● **Goal of the exercise**: Nothing after the line with "fig = plt.figure(figsize=(W" belongs in the copy; extract the lines below from the top through that line, pictures left out.

● **Source material**:
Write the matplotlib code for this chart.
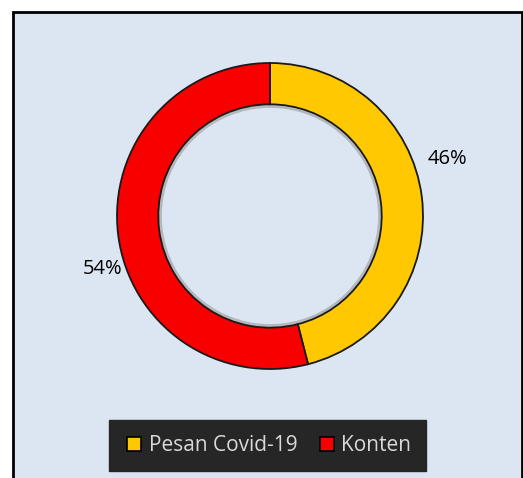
import numpy as np
import matplotlib
matplotlib.use("Agg")
from matplotlib import pyplot as plt
from matplotlib.patches import Rectangle, Circle
from matplotlib.lines import Line2D

# Data
labels = ["Pesan Covid-19", "Konten"]
shares = [46, 54]
colors = ["#ffc800", "#f80000"]

plt.rcParams['font.family'] = ['Open Sans', 'DejaVu Sans']

W, H = 523, 478
fig = plt.figure(figsize=(W / 100, H / 100), dpi=100, facecolor="white")

# Chart area panel (behind everything)
fig.patches.append(Rectangle((13 / W, -0.05), (522 - 13) / W, (H - 12) / H + 0.05,
                             transform=fig.transFigure, facecolor="#dce6f2",
                             edgecolor="black", linewidth=2, zorder=-10))

# Donut axes: centre at (270, 216) px from top-left, radius ~153 px
cx, cy, half = 270, H - 216, 180
ax = fig.add_axes([(cx - half) / W, (cy - half) / H, 2 * half / W, 2 * half / H])
ax.set_facecolor("none")

ring = 0.27
wedges, _ = ax.pie(shares, colors=colors, startangle=90, counterclock=False,
                   radius=1.0, wedgeprops=dict(width=ring, edgecolor="#1a1a1a", linewidth=1.3))
# soft shadow on the inner edge
ax.add_patch(Circle((0, 0), 1 - ring - 0.012, fill=False, edgecolor="#9a9a9a",
                    linewidth=2.5, alpha=0.6, zorder=0))
lim = half / 153
ax.set_xlim(-lim, lim)
ax.set_ylim(-lim, lim)
ax.set_aspect("equal")
ax.axis("off")

# Percent labels placed a bit off the mid-angle (as in the original)
for w, s, dist in zip(wedges, shares, [1.22, 1.15]):
    mid = np.deg2rad((w.theta1 + w.theta2) / 2 + 10.5)
    ax.text(dist * np.cos(mid), dist * np.sin(mid), f"{s}%", ha="center", va="center",
            fontsize=14.5, color="black")

# Legend
handles = [Line2D([], [], marker="s", linestyle="none", markersize=9.5, markerfacecolor=c,
                  markeredgecolor="black", markeredgewidth=1.2) for c in colors]
leg = fig.legend(handles, labels, loc="center", bbox_to_anchor=(267.5 / W, 32.5 / H),
                 ncol=2, frameon=True, fancybox=False, facecolor="#262626", edgecolor="#262626",
                 framealpha=1, fontsize=15, handletextpad=0.2, columnspacing=0.9,
                 handlelength=1.0, borderpad=0.7, borderaxespad=0)
for t in leg.get_texts():
    t.set_color("#d9d9d9")

fig.savefig("out.png", dpi=100, facecolor="white")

● **Response**:
Write the matplotlib code for this chart.
import numpy as np
import matplotlib
matplotlib.use("Agg")
from matplotlib import pyplot as plt
from matplotlib.patches import Rectangle, Circle
from matplotlib.lines import Line2D

# Data
labels = ["Pesan Covid-19", "Konten"]
shares = [46, 54]
colors = ["#ffc800", "#f80000"]

plt.rcParams['font.family'] = ['Open Sans', 'DejaVu Sans']

W, H = 523, 478
fig = plt.figure(figsize=(W / 100, H / 100), dpi=100, facecolor="white")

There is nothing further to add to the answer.